Quando o Brasil atingiu 100 mil óbitos decorrentes da pandemia, em agosto de 2020, mais da metade (51,4%) das mortes se concentrava em cidades acima de 500 mil habitantes. Outros 15,5% eram de cidades com até 50 mil habitantes.
Porém, em janeiro deste ano, quando o país bateu 200 mil mortes, a participação das cidades grandes nessa segunda centena de milhar de óbitos caiu para 39,4%, enquanto os municípios menores passaram a representar 23,1%.
O crescimento das mortes em cidades pequenas é um processo natural, segundo Roberto Kraenkel, professor do Instituto de Física Teórica da Unesp e membro do Observatório Covid-19 BR. “Não existe nenhuma medida sendo tomada que evite a interiorização da pandemia e, assim, da doença e das mortes”, afirma.

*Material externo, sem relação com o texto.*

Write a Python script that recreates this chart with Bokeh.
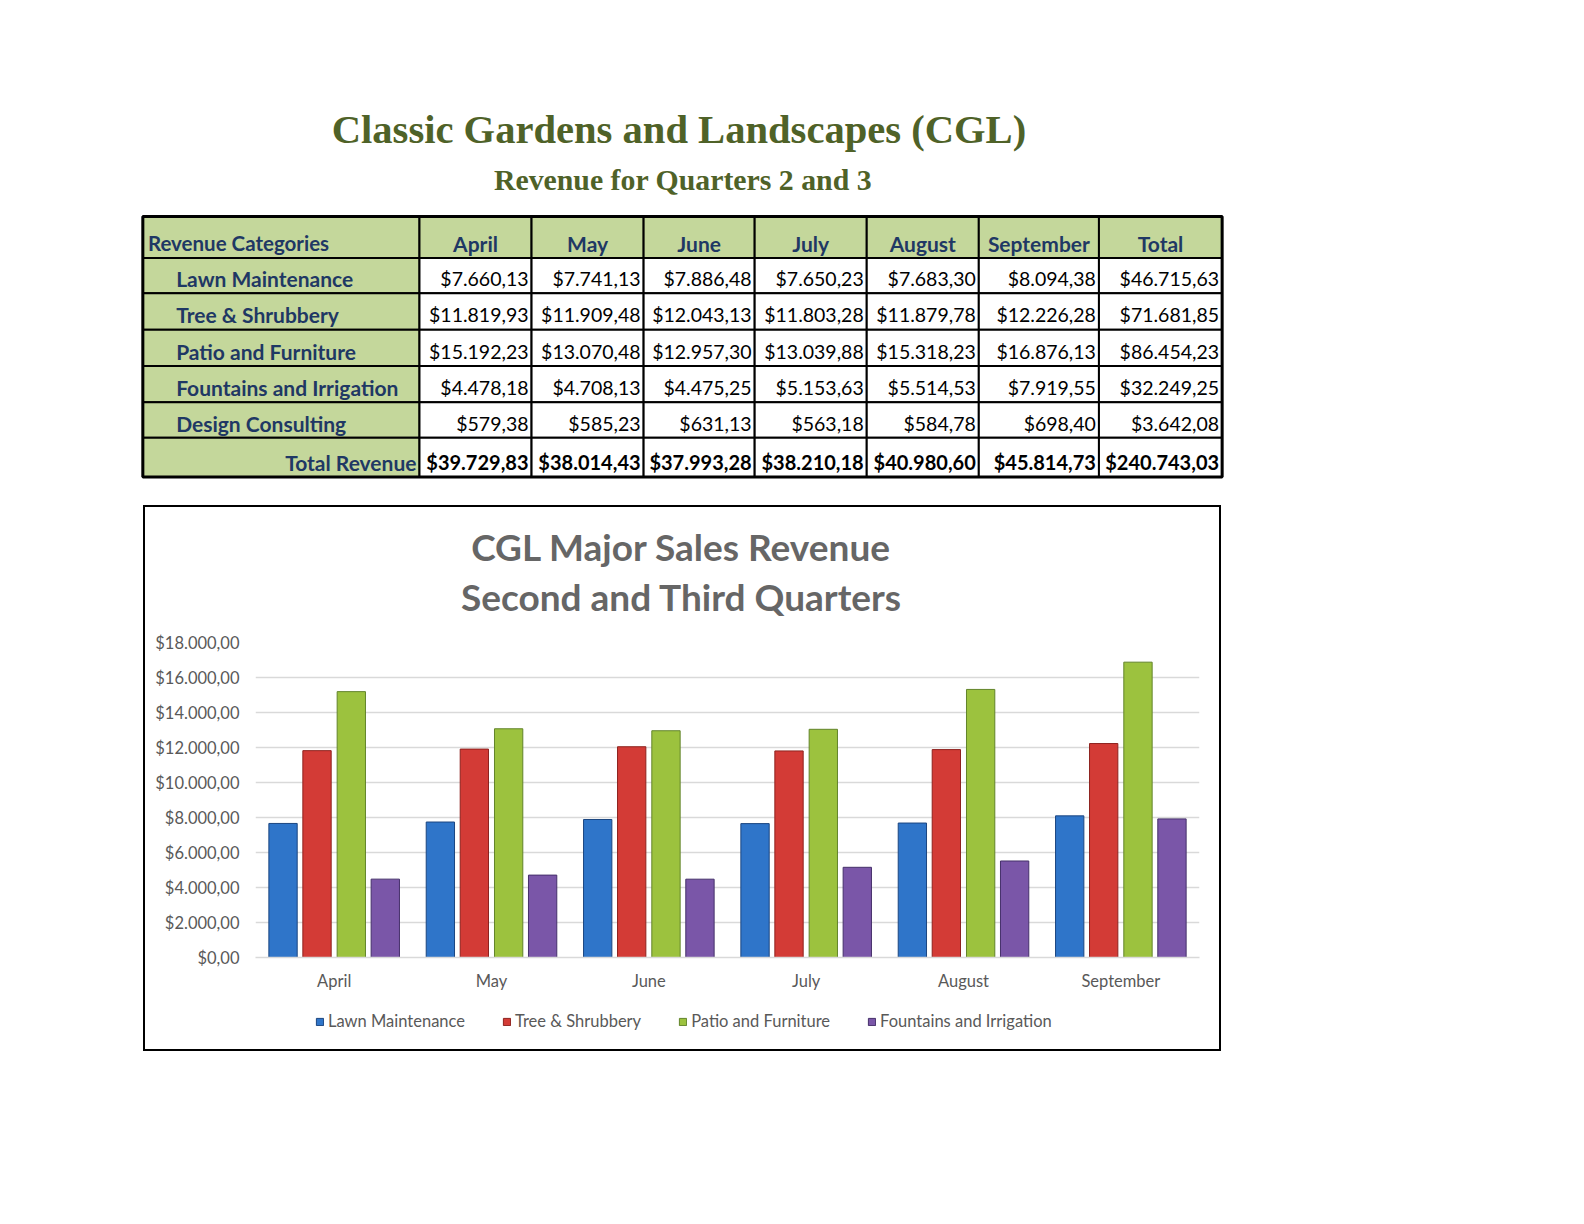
from bokeh.plotting import figure
from bokeh.models import (ColumnDataSource, Range1d, FactorRange, FixedTicker,
                          Legend, LegendItem, Spacer)
from bokeh.layouts import column, row
from bokeh.transform import dodge
from bokeh.core.properties import value
from bokeh.embed import file_html
from bokeh.resources import INLINE

# ---------------- data ----------------
months = ["April", "May", "June", "July", "August", "September"]
categories = ["Lawn Maintenance", "Tree & Shrubbery", "Patio and Furniture",
              "Fountains and Irrigation", "Design Consulting"]
lawn = [7660.13, 7741.13, 7886.48, 7650.23, 7683.30, 8094.38]
tree = [11819.93, 11909.48, 12043.13, 11803.28, 11879.78, 12226.28]
patio = [15192.23, 13070.48, 12957.30, 13039.88, 15318.23, 16876.13]
fountains = [4478.18, 4708.13, 4475.25, 5153.63, 5514.53, 7919.55]
design = [579.38, 585.23, 631.13, 563.18, 584.78, 698.40]
row_totals = [46715.63, 71681.85, 86454.23, 32249.25, 3642.08]
month_totals = [39729.83, 38014.43, 37993.28, 38210.18, 40980.60, 45814.73]
grand_total = 240743.03
y_ticks = [0, 2000, 4000, 6000, 8000, 10000, 12000, 14000, 16000, 18000]
y_tick_labels = ["$0,00", "$2.000,00", "$4.000,00", "$6.000,00", "$8.000,00",
                 "$10.000,00", "$12.000,00", "$14.000,00", "$16.000,00", "$18.000,00"]
chart_title = ["CGL Major Sales Revenue", "Second and Third Quarters"]


def money(v):
    s = f"{v:,.2f}"
    return "$" + s.replace(",", "X").replace(".", ",").replace("X", ".")


# ---------------- styles ----------------
K = 1.0096  # page px per picture px
GREEN_FILL = "#C4D79B"
NAVY = "#1F3864"
OLIVE = "#4F6228"
GRAY = "#595959"
TITLE_GRAY = "#666666"
GRID = "#D9D9D9"
FONT = "Lato"
SERIF = "Liberation Serif"

# ---------------- header + table figure ----------------
HWP, HHP = 1312, 505
hdr = figure(width=HWP, height=HHP, x_range=Range1d(0, HWP / K), y_range=Range1d(HHP / K, 0),
             output_backend="svg", toolbar_location=None, min_border=0,
             x_axis_location=None, y_axis_location=None)
hdr.grid.visible = False
hdr.outline_line_color = None
hdr.background_fill_color = "white"
hdr.border_fill_color = "white"

hdr.text(x=[672], y=[128], text=["Classic Gardens and Landscapes (CGL)"],
         text_font=value(SERIF), text_font_style="bold", text_font_size="40.6px",
         text_color=OLIVE, text_align="center", text_baseline="middle")
hdr.text(x=[676], y=[177], text=["Revenue for Quarters 2 and 3"],
         text_font=value(SERIF), text_font_style="bold", text_font_size="29.8px",
         text_color=OLIVE, text_align="center", text_baseline="middle")

col_edges = [141, 415, 526, 637, 747, 858, 969, 1088, 1210]
row_edges = [214, 255, 290, 326, 362, 398, 433, 472]
nrows = len(row_edges) - 1
ncols = len(col_edges) - 1

L, R, T, B, F = [], [], [], [], []
for r in range(nrows):
    for c in range(ncols):
        L.append(col_edges[c]); R.append(col_edges[c + 1])
        T.append(row_edges[r]); B.append(row_edges[r + 1])
        F.append(GREEN_FILL if (r == 0 or c == 0) else "white")
hdr.quad(left=L, right=R, top=T, bottom=B, fill_color=F, line_color="black", line_width=2)
hdr.quad(left=[col_edges[0]], right=[col_edges[-1]], top=[row_edges[0]], bottom=[row_edges[-1]],
         fill_color=None, line_color="black", line_width=3)


def yc(r):
    return row_edges[r + 1] - 14.5


LABEL_SIZE = "21px"
VAL_SIZE = "19.5px"

hdr.text(x=[146], y=[yc(0)], text=["Revenue Categories"], text_font=value(FONT),
         text_font_style="bold", text_font_size="20.5px", text_color=NAVY,
         text_align="left", text_baseline="middle")
hx = [(col_edges[c] + col_edges[c + 1]) / 2 for c in range(1, ncols)]
hdr.text(x=hx, y=[yc(0)] * len(hx), text=months + ["Total"], text_font=value(FONT),
         text_font_style="bold", text_font_size=LABEL_SIZE, text_color=NAVY,
         text_align="center", text_baseline="middle")

hdr.text(x=[174] * len(categories), y=[yc(r) for r in range(1, 6)], text=categories,
         text_font=value(FONT), text_font_style="bold", text_font_size=LABEL_SIZE,
         text_color=NAVY, text_align="left", text_baseline="middle")
hdr.text(x=[col_edges[1] - 3], y=[yc(6)], text=["Total Revenue"], text_font=value(FONT),
         text_font_style="bold", text_font_size=LABEL_SIZE, text_color=NAVY,
         text_align="right", text_baseline="middle")

series_rows = [lawn, tree, patio, fountains, design]
vx, vy, vt = [], [], []
for i, ser in enumerate(series_rows):
    vals = ser + [row_totals[i]]
    for c, v in enumerate(vals):
        vx.append(col_edges[c + 2] - 3); vy.append(yc(i + 1)); vt.append(money(v))
hdr.text(x=vx, y=vy, text=vt, text_font=value(FONT), text_font_size=VAL_SIZE,
         text_color="black", text_align="right", text_baseline="middle")

tx, ty, tt = [], [], []
for c, v in enumerate(month_totals + [grand_total]):
    tx.append(col_edges[c + 2] - 3); ty.append(yc(6)); tt.append(money(v))
hdr.text(x=tx, y=ty, text=tt, text_font=value(FONT), text_font_style="bold",
         text_font_size="20px", text_color="black", text_align="right",
         text_baseline="middle")

# ---------------- chart box ----------------
BOX_LEFT, BOX_W, BOX_H = 143, 1078, 546
BOX_TOP = HHP
CW = BOX_W - 4
TH = 123          # title strip
LH = 49           # legend strip
CH = BOX_H - 4 - TH - LH

# title strip (frame is aligned with the chart's frame: picture x 253..1188)
tf = figure(width=CW, height=TH, x_range=Range1d(253, 1188),
            y_range=Range1d((BOX_TOP + 2 + TH) / K, (BOX_TOP + 2) / K),
            output_backend="svg", toolbar_location=None, min_border=0,
            x_axis_location=None, y_axis_location=None)
tf.grid.visible = False
tf.outline_line_color = None
tf.text(x=[675, 675], y=[541, 590], text=chart_title, text_font=value(FONT),
        text_font_style="bold", text_font_size="37px", text_color=TITLE_GRAY,
        text_align="center", text_baseline="middle")

p = figure(width=CW, height=CH, x_range=FactorRange(*months), y_range=Range1d(0, 18000),
           output_backend="svg", toolbar_location=None,
           min_border_left=110, min_border_right=20, min_border_top=12, min_border_bottom=43)
p.x_range.range_padding = 0
p.outline_line_color = None
p.background_fill_color = "white"
p.border_fill_color = "white"
p.xgrid.visible = False
p.ygrid.grid_line_color = GRID
p.ygrid.grid_line_width = 1.5

p.yaxis.ticker = FixedTicker(ticks=y_ticks)
p.yaxis.major_label_overrides = {t: lab for t, lab in zip(y_ticks, y_tick_labels)}
p.yaxis.axis_line_color = None
p.yaxis.major_tick_line_color = None
p.yaxis.minor_tick_line_color = None
p.yaxis.major_tick_out = 0
p.yaxis.major_label_standoff = 16
p.yaxis.major_label_text_font = FONT
p.yaxis.major_label_text_font_size = "16.5px"
p.yaxis.major_label_text_color = GRAY

p.xaxis.axis_line_color = GRID
p.xaxis.axis_line_width = 1.5
p.xaxis.major_tick_line_color = None
p.xaxis.major_tick_out = 0
p.xaxis.major_label_standoff = 13
p.xaxis.major_label_text_font = FONT
p.xaxis.major_label_text_font_size = "16.5px"
p.xaxis.major_label_text_color = GRAY

src = ColumnDataSource(dict(month=months, lawn=lawn, tree=tree, patio=patio, fountains=fountains))
series = [("lawn", "Lawn Maintenance", "#2F75C9", "#1B4680"),
          ("tree", "Tree & Shrubbery", "#D33B36", "#8E221E"),
          ("patio", "Patio and Furniture", "#9CC23E", "#62842A"),
          ("fountains", "Fountains and Irrigation", "#7A56A8", "#45306A")]
offsets = [-0.325, -0.109, 0.109, 0.325]
for (key, label, fill, edge), off in zip(series, offsets):
    p.vbar(x=dodge("month", off, range=p.x_range), top=key, width=0.18, source=src,
           fill_color=fill, line_color=edge, line_width=1)

# legend strip (swatches styled like the bars; their own glyphs sit far outside the view)
lg = figure(width=CW, height=LH, x_range=Range1d(0, 1), y_range=Range1d(0, 1),
            output_backend="svg", toolbar_location=None, min_border=0,
            x_axis_location=None, y_axis_location=None)
lg.grid.visible = False
lg.outline_line_color = None
items = []
for key, label, fill, edge in series:
    rr = lg.vbar(x=[-100], top=[-100], bottom=[-101], width=0.1, fill_color=fill,
                 line_color=edge, line_width=1)
    items.append(LegendItem(label=label, renderers=[rr]))
legend = Legend(items=items, orientation="horizontal", location=(60, 18),
                glyph_width=9, glyph_height=9, label_standoff=4, spacing=37,
                label_height=17, padding=0, margin=0, border_line_color=None,
                background_fill_alpha=0, label_text_font=FONT,
                label_text_font_size="16.5px", label_text_color=GRAY)
lg.add_layout(legend, "center")

BLACK = {"background-color": "black"}
box = row(
    Spacer(width=2, height=BOX_H, styles=BLACK),
    column(Spacer(width=CW, height=2, styles=BLACK), tf, p, lg,
           Spacer(width=CW, height=2, styles=BLACK)),
    Spacer(width=2, height=BOX_H, styles=BLACK),
)
layout = column(hdr, row(Spacer(width=BOX_LEFT, height=BOX_H), box))
open("out.html", "w").write(file_html(layout, INLINE))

Segundo Samuel do Carmo Lima, coordenador do Laboratório de Geografia Médica e Vigilância em Saúde da Universidade Federal de Uberlândia (UFU), os óbitos chegam “atrasados” às cidades menores porque o ciclo pandêmico começou mais tarde nesses locais. “Enquanto cidades grandes já estavam com muitas infecções, várias menores não tinham nenhum caso. Dois ou três meses depois é que começa efetivamente nas cidades com menos de 50 mil habitantes”, diz o professor, que analisou a difusão da Covid-19 na rede urbana de Minas Gerais.
Nas cidades pequenas, as “oportunidades” de aglomerações tendem a ser menores, especialmente no transporte público. Mas algumas poucas pessoas contaminadas já podem estabelecer uma relação percentual importante, diz Lima. “Em alguns lugares, dez pessoas contaminadas viram um surto.”

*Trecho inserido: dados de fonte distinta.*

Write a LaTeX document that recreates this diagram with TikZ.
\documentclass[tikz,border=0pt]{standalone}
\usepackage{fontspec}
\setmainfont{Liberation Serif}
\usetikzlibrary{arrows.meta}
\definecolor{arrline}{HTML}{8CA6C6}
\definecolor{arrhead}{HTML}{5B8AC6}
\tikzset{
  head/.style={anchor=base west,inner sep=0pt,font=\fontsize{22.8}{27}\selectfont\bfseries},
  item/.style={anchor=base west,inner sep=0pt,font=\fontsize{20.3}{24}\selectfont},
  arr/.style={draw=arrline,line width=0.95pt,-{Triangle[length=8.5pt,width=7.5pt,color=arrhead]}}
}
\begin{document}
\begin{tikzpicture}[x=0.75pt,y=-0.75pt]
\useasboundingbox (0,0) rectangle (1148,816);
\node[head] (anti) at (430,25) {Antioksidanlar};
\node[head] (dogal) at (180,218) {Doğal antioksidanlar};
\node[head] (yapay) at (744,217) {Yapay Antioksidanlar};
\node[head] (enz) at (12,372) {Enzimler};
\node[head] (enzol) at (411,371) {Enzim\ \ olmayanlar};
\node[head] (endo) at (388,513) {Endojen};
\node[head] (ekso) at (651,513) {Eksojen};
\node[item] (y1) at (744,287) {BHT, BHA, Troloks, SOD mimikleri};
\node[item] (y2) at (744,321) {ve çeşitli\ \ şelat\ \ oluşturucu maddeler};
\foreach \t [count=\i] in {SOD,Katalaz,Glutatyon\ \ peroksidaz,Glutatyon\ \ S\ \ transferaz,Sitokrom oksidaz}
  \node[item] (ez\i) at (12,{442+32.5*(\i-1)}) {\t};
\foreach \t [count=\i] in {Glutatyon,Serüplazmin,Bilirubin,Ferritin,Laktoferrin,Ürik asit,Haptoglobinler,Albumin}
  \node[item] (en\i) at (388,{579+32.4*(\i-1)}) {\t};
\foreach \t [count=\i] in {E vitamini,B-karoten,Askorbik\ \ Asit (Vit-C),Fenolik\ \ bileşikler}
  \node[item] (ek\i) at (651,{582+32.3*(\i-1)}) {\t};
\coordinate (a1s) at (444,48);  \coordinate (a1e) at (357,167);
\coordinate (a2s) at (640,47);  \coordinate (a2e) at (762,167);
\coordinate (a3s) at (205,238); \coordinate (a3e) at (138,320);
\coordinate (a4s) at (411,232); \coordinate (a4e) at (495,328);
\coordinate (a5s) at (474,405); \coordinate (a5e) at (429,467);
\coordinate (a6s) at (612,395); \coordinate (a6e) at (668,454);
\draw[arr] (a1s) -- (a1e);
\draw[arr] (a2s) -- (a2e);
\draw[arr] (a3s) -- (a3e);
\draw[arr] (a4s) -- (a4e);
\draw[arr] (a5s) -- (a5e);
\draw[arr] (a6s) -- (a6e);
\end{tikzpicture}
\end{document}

Embora a chegada da doença às cidades pequenas fosse esperada, Kraenkel chama a atenção para a complexidade do “fenômeno da mortalidade”. Os óbitos por Covid-19 não são só proporcionais às pessoas que adoecem, diz ele. Existe um “acréscimo de mortalidade”, por exemplo, pela falta de serviços públicos. “A interiorização da doença se dá pela movimentação, mas a porcentagem de pessoas doentes que virão a falecer pode depender de uma série de condições socioeconômicas”, afirma Kraenkel.

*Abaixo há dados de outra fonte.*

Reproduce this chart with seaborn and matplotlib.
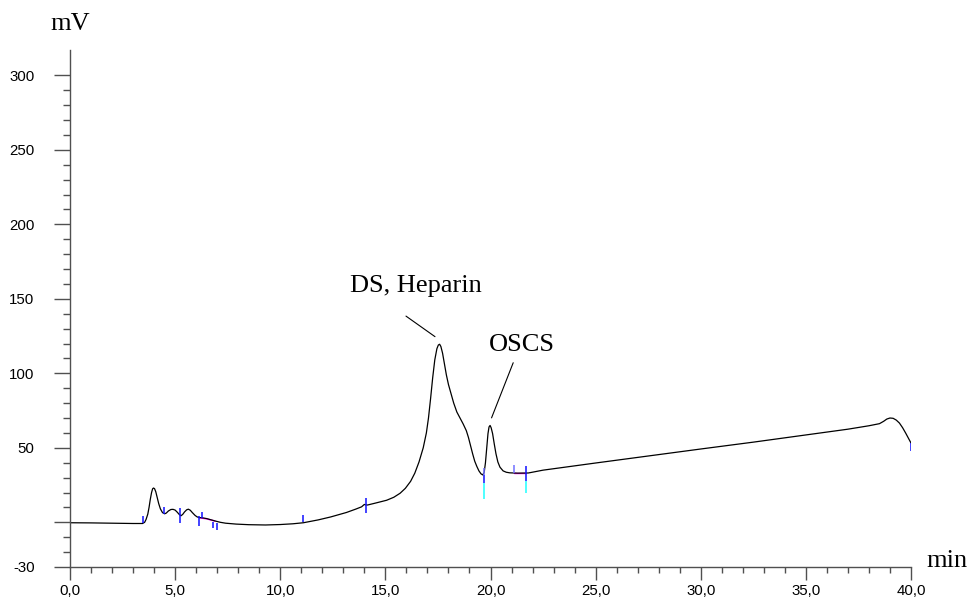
import numpy as np
import pandas as pd
import matplotlib
matplotlib.use("Agg")
import matplotlib.pyplot as plt
from matplotlib.ticker import FixedLocator, MultipleLocator
import seaborn as sns

# Chromatogram trace: retention time (min) and detector signal (mV)
time_min = [0.0, 1.0, 2.0, 3.0, 3.45, 3.55, 3.62, 3.7, 3.76, 3.82, 3.88, 3.93,
            3.97, 4.02, 4.08, 4.15, 4.22, 4.3, 4.4, 4.5, 4.58, 4.68, 4.8, 4.9,
            5.0, 5.1, 5.2, 5.28, 5.36, 5.45, 5.55, 5.63, 5.72, 5.82, 5.95, 6.05,
            6.15, 6.3, 6.5, 6.7, 6.9, 7.15, 7.4, 7.9, 8.5, 9.3, 10.0, 10.6, 11.1,
            11.8, 12.4, 13.15, 13.6, 13.87, 13.95, 14.0, 14.06, 14.15, 14.5,
            15.06, 15.4, 15.7, 15.95, 16.2, 16.4, 16.6, 16.8, 16.95, 17.05,
            17.15, 17.25, 17.35, 17.45, 17.52, 17.58, 17.64, 17.72, 17.8, 17.9,
            18.0, 18.1, 18.25, 18.4, 18.55, 18.7, 18.85, 18.95, 19.05, 19.15,
            19.25, 19.35, 19.45, 19.55, 19.63, 19.7, 19.76, 19.82, 19.88, 19.93,
            19.98, 20.03, 20.1, 20.18, 20.26, 20.35, 20.45, 20.6, 20.75, 20.92,
            21.3, 21.8, 22.5, 25.0, 27.5, 30.0, 32.5, 35.0, 37.0, 38.0, 38.5,
            38.7, 38.85, 39.0, 39.15, 39.3, 39.45, 39.6, 39.75, 39.9, 40.0]
signal_mv = [-0.3, -0.4, -0.6, -0.8, -0.8, 0.0, 2.0, 5.5, 10.0, 15.5, 20.0, 22.5,
             23.0, 22.6, 20.5, 16.5, 12.5, 9.0, 6.5, 5.7, 6.2, 7.6, 8.6, 8.7,
             8.2, 6.8, 5.2, 4.4, 5.3, 7.0, 8.4, 8.8, 8.1, 6.5, 4.6, 3.6,
             3.2, 3.0, 2.5, 1.7, 0.9, 0.0, -0.6, -1.2, -1.6, -1.8, -1.5, -1.0, -0.3,
             1.6, 3.6, 6.6, 8.9, 10.4, 11.4, 12.0, 11.7, 11.6, 12.8,
             14.8, 16.8, 19.5, 22.8, 27.5, 33.0, 40.5, 50.0, 60.0, 70.0,
             83.0, 97.0, 109.0, 116.5, 119.0, 119.5, 118.0, 113.5, 107.0, 99.0,
             92.5, 87.5, 80.0, 74.0, 70.0, 66.0, 61.5, 57.0, 51.5, 46.0,
             41.0, 37.5, 34.5, 32.5, 31.8, 33.5, 40.0, 50.0, 59.5, 64.0,
             65.0, 63.5, 59.5, 52.5, 46.0, 40.5, 37.0, 34.5, 33.6, 33.2,
             33.0, 33.1, 35.0, 39.8, 44.5, 49.2, 53.8, 58.6, 62.5, 64.8, 66.2,
             67.8, 69.3, 70.0, 69.8, 68.6, 66.6, 63.5, 59.8, 55.8, 53.2]

# Integration event marks (time, lower mV, upper mV)
event_t = [3.48, 4.48, 5.25, 6.15, 6.26, 6.82, 6.98, 11.1, 14.1, 19.7, 21.71, 40.0]
event_lo = [-0.6, 5.7, -0.6, -2.4, 2.8, -4.0, -5.1, 0.0, 6.0, 26.3, 27.4, 47.6]
event_hi = [4.5, 10.6, 9.5, 3.9, 7.2, 0.5, -0.6, 5.0, 16.0, 31.9, 38.0, 53.2]
start_t = [19.7, 21.11]
start_lo = [31.9, 33.1]
start_hi = [36.4, 38.6]
drop_t = [19.7, 21.71]
drop_lo = [15.6, 19.6]
drop_hi = [26.3, 27.4]
# Drawn baselines between integration marks
base_t = [[6.15, 6.5, 6.9], [21.11, 21.71]]
base_mv = [[3.0, 2.3, 0.8], [33.1, 33.1]]

x_major = [0, 5, 10, 15, 20, 25, 30, 35, 40]
x_labels = ["0,0", "5,0", "10,0", "15,0", "20,0", "25,0", "30,0", "35,0", "40,0"]
y_major = [-30, 0, 50, 100, 150, 200, 250, 300]
y_labels = ["-30", "", "50", "100", "150", "200", "250", "300"]

sns.set_theme(style="ticks")
plt.rcParams["font.family"] = ["Liberation Sans", "DejaVu Sans"]
plt.rcParams["text.color"] = "black"

fig = plt.figure(figsize=(9.75, 5.98), dpi=100)
ax = fig.add_axes([70 / 975, 31 / 598, 841 / 975, 517 / 598])

trace = pd.DataFrame({"time": time_min, "mV": signal_mv})
sns.lineplot(data=trace, x="time", y="mV", color="black", linewidth=0.9,
             estimator=None, sort=False, ax=ax)

for bt, bm in zip(base_t, base_mv):
    ax.plot(bt, bm, color="#ff00ff", linewidth=1.0, zorder=1)
ax.vlines(drop_t, drop_lo, drop_hi, color="#40ffff", linewidth=1.3, zorder=3)
ax.vlines(event_t, event_lo, event_hi, color="#1010ff", linewidth=1.1, zorder=3)
ax.vlines(start_t, start_lo, start_hi, color="#7070ff", linewidth=1.1, zorder=3)

ax.set_xlim(0, 40)
ax.set_ylim(-30, 317)
ax.set_xlabel("")
ax.set_ylabel("")

ax.xaxis.set_major_locator(FixedLocator(x_major))
ax.set_xticklabels(x_labels)
ax.xaxis.set_minor_locator(MultipleLocator(1))
ax.yaxis.set_major_locator(FixedLocator(y_major))
ax.set_yticklabels(y_labels)
ax.yaxis.set_minor_locator(FixedLocator(list(range(-20, 300, 10))))

spine_c = "#505050"
for side in ["top", "right"]:
    ax.spines[side].set_visible(False)
for side in ["left", "bottom"]:
    ax.spines[side].set_color(spine_c)
    ax.spines[side].set_linewidth(1.0)

ax.tick_params(axis="x", which="major", direction="out", length=9, width=1.0,
               color=spine_c, labelsize=10.8, labelcolor="black", pad=3)
ax.tick_params(axis="x", which="minor", direction="out", length=4.5, width=1.0,
               color=spine_c)
ax.tick_params(axis="y", which="major", direction="out", length=11.5, width=1.0,
               color=spine_c, labelsize=10.8, labelcolor="black", pad=14)
ax.tick_params(axis="y", which="minor", direction="out", length=5, width=1.0,
               color=spine_c)

serif = ["Liberation Serif", "DejaVu Serif"]
ax.text(16.45, 154.6, "DS, Heparin", family=serif, fontsize=19, color="black",
        ha="center", va="baseline")
ax.plot([15.98, 17.36], [138.4, 124.6], color="black", linewidth=0.8)
ax.text(21.48, 114.9, "OSCS", family=serif, fontsize=19, color="black",
        ha="center", va="baseline")
ax.plot([21.08, 20.05], [107.1, 70.1], color="black", linewidth=0.8)

fig.text(70 / 975, (598 - 30) / 598, "mV", family=serif, fontsize=19,
         color="black", ha="center", va="baseline")
fig.text(926.7 / 975, (598 - 567.3) / 598, "min", family=serif, fontsize=19,
         color="black", ha="left", va="baseline")

fig.savefig("out.png", dpi=100)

Na Bahia, a Superintendência de Estudos Econômicos Sociais do Estado (SEI) percebeu que, embora a zona cacaueira (onde estão Ilhéus e Itabuna) seja menos urbanizada e adensada do que a região de Salvador/Camaçari, sua taxa de contaminação para Covid-19 até setembro era muito superior – 40 infectados a cada mil pessoas, ante 28.
“Existem outros fatores, mais qualitativos. Essa é uma das regiões mais críticas da Bahia do ponto de vista social, de indicadores de vulnerabilidade. Investiu-se muito pouco em educação e a pobreza gerada pela crise do cacau foi enorme”, diz Edgard Porto, diretor de estudos da SEI.
Na região amazônica, por sua vez, dinâmicas relacionadas à natureza – como o transporte fluvial – são fundamentais para se pensar o acesso de cidades menores à saúde, afirma Natacha Aleixo, professora do departamento de geografia da Universidade Federal do Amazonas (Ufam). “Temos a maior média de deslocamento para tratamentos em serviços de saúde de alta complexidade. São distâncias, às vezes, superiores a mil quilômetros. Precisaríamos de mais helicópteros, UTIs móveis. É por isso que muitas pessoas estão morrendo em casa.”
Membro da Rede de Geógrafos para Saúde, Natacha participou de estudo sobre a difusão da Covid-19 nas cidades amazonenses. Todos os 62 municípios do estado registram óbitos pela doença. Para Natacha, a situação é “bastante preocupante” nas cidades do interior. A precariedade de serviços de saúde mais complexos é grande, mas até mesmo na atenção básica há deficiências, como no programa Saúde da Família. “Quando não tem acompanhamento da população mais vulnerável de perto, o agravamento ocorre”, afirma ela.
O ritmo de crescimento das mortes nas cidades pequenas vai depender da compreensão que os gestores tiverem da pandemia, diz Lima. Para ele, a lógica tem sido muito focada nos leitos. As cidades que, por sua vez, compreenderem ser primordial fazer prevenção, devem se sair melhor. Além disso, em cidades menores, “dar o exemplo” importa ainda mais. “Municípios pequenos ficam olhando para o governo federal e as grandes cidades. Mas, em nível federal, nunca tivemos uma orientação efetiva.”